→ Exercise task:
Quote the data below in full, minus the images.

Records with drawing code
....

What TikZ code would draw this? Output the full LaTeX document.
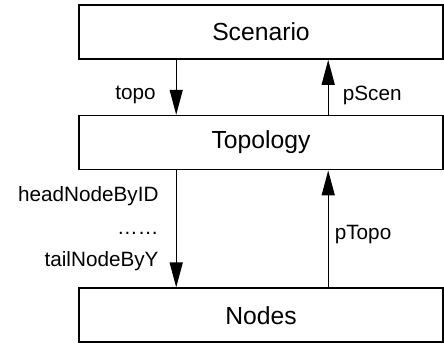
\documentclass[tikz,border=0pt]{standalone}
\usepackage{fontspec}
\setmainfont{Liberation Sans}
\usetikzlibrary{positioning,arrows.meta}

\begin{document}
\begin{tikzpicture} [
        x = 1pt, y = -1pt,
        box/.style = {rectangle, draw, line width=1.6pt, inner sep=0pt,
                      minimum width=364pt, minimum height=54pt,
                      font=\fontsize{24.7}{30}\selectfont},
        lbl/.style = {inner sep=0pt, align=right,
                      font=\fontsize{20.7}{32.5}\selectfont},
        link/.style = {line width=1.3pt,
                       -{Triangle[length=25pt, width=13pt]}}
    ]
    \useasboundingbox (0,0) rectangle (444,343);

    % the three layers
    \node (Scen) [box] at (261,32) {Scenario};
    \node (Topo) [box, below=55pt of Scen] {Topology};
    \node (Nodes) [box, below=117pt of Topo] {Nodes};

    % references between the layers
    \draw [link] ([xshift=98pt]Scen.south west) -- ([xshift=98pt]Topo.north west)
        node [lbl, pos=0.64, left=20pt] {topo};
    \draw [link] ([xshift=250pt]Topo.north west) -- ([xshift=250pt]Scen.south west)
        node [lbl, pos=0.35, right=14pt] {pScen};
    \draw [link] ([xshift=98pt]Topo.south west) -- ([xshift=98pt]Nodes.north west)
        node [lbl, pos=0.5, left=17pt] {headNodeByID\\……\\tailNodeByY};
    \draw [link] ([xshift=250pt]Nodes.north west) -- ([xshift=250pt]Topo.south west)
        node [lbl, pos=0.45, right=6pt] {pTopo};

\end{tikzpicture}
\end{document}
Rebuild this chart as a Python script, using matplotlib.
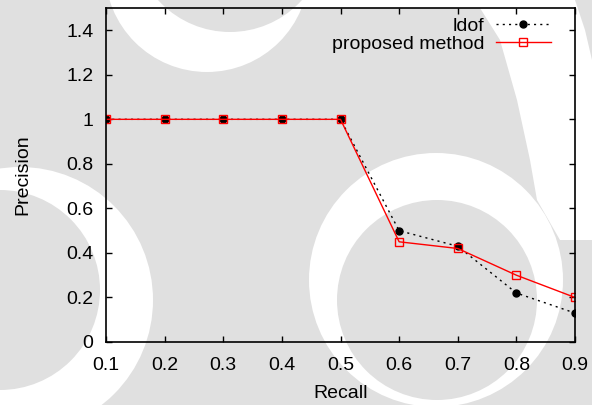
import matplotlib
matplotlib.use("Agg")
from matplotlib import pyplot as plt
from matplotlib.patches import Circle, Polygon
from matplotlib.ticker import FuncFormatter

recall = [0.1, 0.2, 0.3, 0.4, 0.5, 0.6, 0.7, 0.8, 0.9]
ldof = [1.0, 1.0, 1.0, 1.0, 1.0, 0.50, 0.43, 0.22, 0.13]
proposed = [1.0, 1.0, 1.0, 1.0, 1.0, 0.45, 0.42, 0.30, 0.20]
y_ticks = [0, 0.2, 0.4, 0.6, 0.8, 1.0, 1.2, 1.4]

plt.rcParams['font.family'] = ['Liberation Sans', 'DejaVu Sans']
plt.rcParams['font.size'] = 14

W, H = 592, 405
GREY = '#e0e0e0'
fig = plt.figure(figsize=(W / 100, H / 100), dpi=100)

# Watermark-ish background (pixel coords): grey sheet, white crescents
bg = fig.add_axes([0, 0, 1, 1], zorder=-10)
bg.set_xlim(0, W)
bg.set_ylim(H, 0)
bg.axis('off')
bg.add_patch(plt.Rectangle((0, 0), W, H, facecolor=GREY, edgecolor='none'))
bg.add_patch(plt.Rectangle((300, 0), 275, 8, facecolor='white', edgecolor='none'))
bg.add_patch(Polygon([(475, 0), (500, 40), (517, 100), (530, 160), (537, 200), (560, 240),
                      (592, 240), (592, 60), (585, 30), (575, 0)],
                     facecolor='white', edgecolor='none'))
# (white outer circle, grey inner disc) pairs
for (wx, wy, wr), (gx, gy, gr) in [((207, -30, 102), (230, -65, 97)),
                                    ((436, 280, 127), (437, 300, 100)),
                                    ((20, 300, 133), (0, 290, 100))]:
    bg.add_patch(Circle((wx, wy), wr, facecolor='white', edgecolor='none'))
    bg.add_patch(Circle((gx, gy), gr, facecolor=GREY, edgecolor='none'))

# Main plot
ax = fig.add_axes([106 / W, 1 - 342 / H, (575 - 106) / W, (342 - 8) / H])
ax.patch.set_alpha(0)

ax.plot(recall, ldof, color='black', linestyle=(0, (1.5, 3)), linewidth=1,
        marker='o', markersize=5, label='ldof')
ax.plot(recall, proposed, color='red', linestyle='-', linewidth=1,
        marker='s', markersize=6, markerfacecolor='none', markeredgewidth=1, label='proposed method')

ax.set_xlim(0.1, 0.9)
ax.set_ylim(0, 1.5)
ax.set_xticks(recall)
ax.set_yticks(y_ticks)
ax.yaxis.set_major_formatter(FuncFormatter(lambda v, p: f"{v:g}"))
ax.xaxis.set_major_formatter(FuncFormatter(lambda v, p: f"{v:g}"))

ax.tick_params(direction='in', length=4.5, width=1, top=True, right=True)
ax.tick_params(axis='y', pad=9)
ax.tick_params(axis='x', pad=11)
for sp in ax.spines.values():
    sp.set_linewidth(1.2)

ax.set_xlabel('Recall', labelpad=8)
ax.set_ylabel('Precision', labelpad=25)

ax.legend(loc='upper right', bbox_to_anchor=(0.973, 1.008), frameon=False, markerfirst=False,
          numpoints=1, handlelength=2.8, handletextpad=0.6, labelspacing=0.05, borderaxespad=0.2)

fig.savefig('out.png', dpi=100)
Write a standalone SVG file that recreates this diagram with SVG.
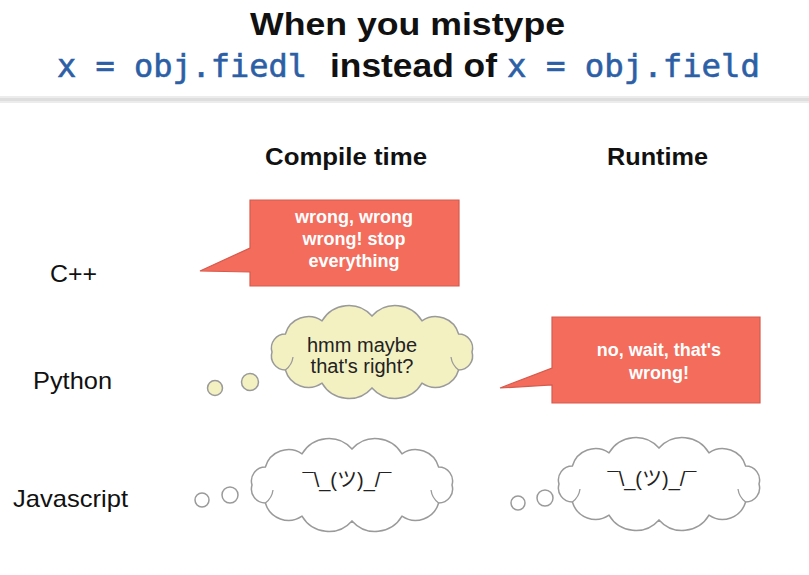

....

→ Result of the task:
What TikZ code would draw this? Output the full LaTeX document.
\documentclass[tikz,border=0pt]{standalone}
\usepackage{fontspec}
\setmainfont{Liberation Sans}
\usetikzlibrary{positioning,arrows.meta}

\begin{document}
\begin{tikzpicture} [
        x = 1pt, y = -1pt,
        box/.style = {rectangle, draw, line width=1.6pt, inner sep=0pt,
                      minimum width=364pt, minimum height=54pt,
                      font=\fontsize{24.7}{30}\selectfont},
        lbl/.style = {inner sep=0pt, align=right,
                      font=\fontsize{20.7}{32.5}\selectfont},
        link/.style = {line width=1.3pt,
                       -{Triangle[length=25pt, width=13pt]}}
    ]
    \useasboundingbox (0,0) rectangle (444,343);

    % the three layers
    \node (Scen) [box] at (261,32) {Scenario};
    \node (Topo) [box, below=55pt of Scen] {Topology};
    \node (Nodes) [box, below=117pt of Topo] {Nodes};

    % references between the layers
    \draw [link] ([xshift=98pt]Scen.south west) -- ([xshift=98pt]Topo.north west)
        node [lbl, pos=0.64, left=20pt] {topo};
    \draw [link] ([xshift=250pt]Topo.north west) -- ([xshift=250pt]Scen.south west)
        node [lbl, pos=0.35, right=14pt] {pScen};
    \draw [link] ([xshift=98pt]Topo.south west) -- ([xshift=98pt]Nodes.north west)
        node [lbl, pos=0.5, left=17pt] {headNodeByID\\……\\tailNodeByY};
    \draw [link] ([xshift=250pt]Nodes.north west) -- ([xshift=250pt]Topo.south west)
        node [lbl, pos=0.45, right=6pt] {pTopo};

\end{tikzpicture}
\end{document}
Rebuild this chart as a Python script, using matplotlib.
import matplotlib
matplotlib.use("Agg")
from matplotlib import pyplot as plt
from matplotlib.patches import Circle, Polygon
from matplotlib.ticker import FuncFormatter

recall = [0.1, 0.2, 0.3, 0.4, 0.5, 0.6, 0.7, 0.8, 0.9]
ldof = [1.0, 1.0, 1.0, 1.0, 1.0, 0.50, 0.43, 0.22, 0.13]
proposed = [1.0, 1.0, 1.0, 1.0, 1.0, 0.45, 0.42, 0.30, 0.20]
y_ticks = [0, 0.2, 0.4, 0.6, 0.8, 1.0, 1.2, 1.4]

plt.rcParams['font.family'] = ['Liberation Sans', 'DejaVu Sans']
plt.rcParams['font.size'] = 14

W, H = 592, 405
GREY = '#e0e0e0'
fig = plt.figure(figsize=(W / 100, H / 100), dpi=100)

# Watermark-ish background (pixel coords): grey sheet, white crescents
bg = fig.add_axes([0, 0, 1, 1], zorder=-10)
bg.set_xlim(0, W)
bg.set_ylim(H, 0)
bg.axis('off')
bg.add_patch(plt.Rectangle((0, 0), W, H, facecolor=GREY, edgecolor='none'))
bg.add_patch(plt.Rectangle((300, 0), 275, 8, facecolor='white', edgecolor='none'))
bg.add_patch(Polygon([(475, 0), (500, 40), (517, 100), (530, 160), (537, 200), (560, 240),
                      (592, 240), (592, 60), (585, 30), (575, 0)],
                     facecolor='white', edgecolor='none'))
# (white outer circle, grey inner disc) pairs
for (wx, wy, wr), (gx, gy, gr) in [((207, -30, 102), (230, -65, 97)),
                                    ((436, 280, 127), (437, 300, 100)),
                                    ((20, 300, 133), (0, 290, 100))]:
    bg.add_patch(Circle((wx, wy), wr, facecolor='white', edgecolor='none'))
    bg.add_patch(Circle((gx, gy), gr, facecolor=GREY, edgecolor='none'))

# Main plot
ax = fig.add_axes([106 / W, 1 - 342 / H, (575 - 106) / W, (342 - 8) / H])
ax.patch.set_alpha(0)

ax.plot(recall, ldof, color='black', linestyle=(0, (1.5, 3)), linewidth=1,
        marker='o', markersize=5, label='ldof')
ax.plot(recall, proposed, color='red', linestyle='-', linewidth=1,
        marker='s', markersize=6, markerfacecolor='none', markeredgewidth=1, label='proposed method')

ax.set_xlim(0.1, 0.9)
ax.set_ylim(0, 1.5)
ax.set_xticks(recall)
ax.set_yticks(y_ticks)
ax.yaxis.set_major_formatter(FuncFormatter(lambda v, p: f"{v:g}"))
ax.xaxis.set_major_formatter(FuncFormatter(lambda v, p: f"{v:g}"))

ax.tick_params(direction='in', length=4.5, width=1, top=True, right=True)
ax.tick_params(axis='y', pad=9)
ax.tick_params(axis='x', pad=11)
for sp in ax.spines.values():
    sp.set_linewidth(1.2)

ax.set_xlabel('Recall', labelpad=8)
ax.set_ylabel('Precision', labelpad=25)

ax.legend(loc='upper right', bbox_to_anchor=(0.973, 1.008), frameon=False, markerfirst=False,
          numpoints=1, handlelength=2.8, handletextpad=0.6, labelspacing=0.05, borderaxespad=0.2)

fig.savefig('out.png', dpi=100)
Write a standalone SVG file that recreates this diagram with SVG.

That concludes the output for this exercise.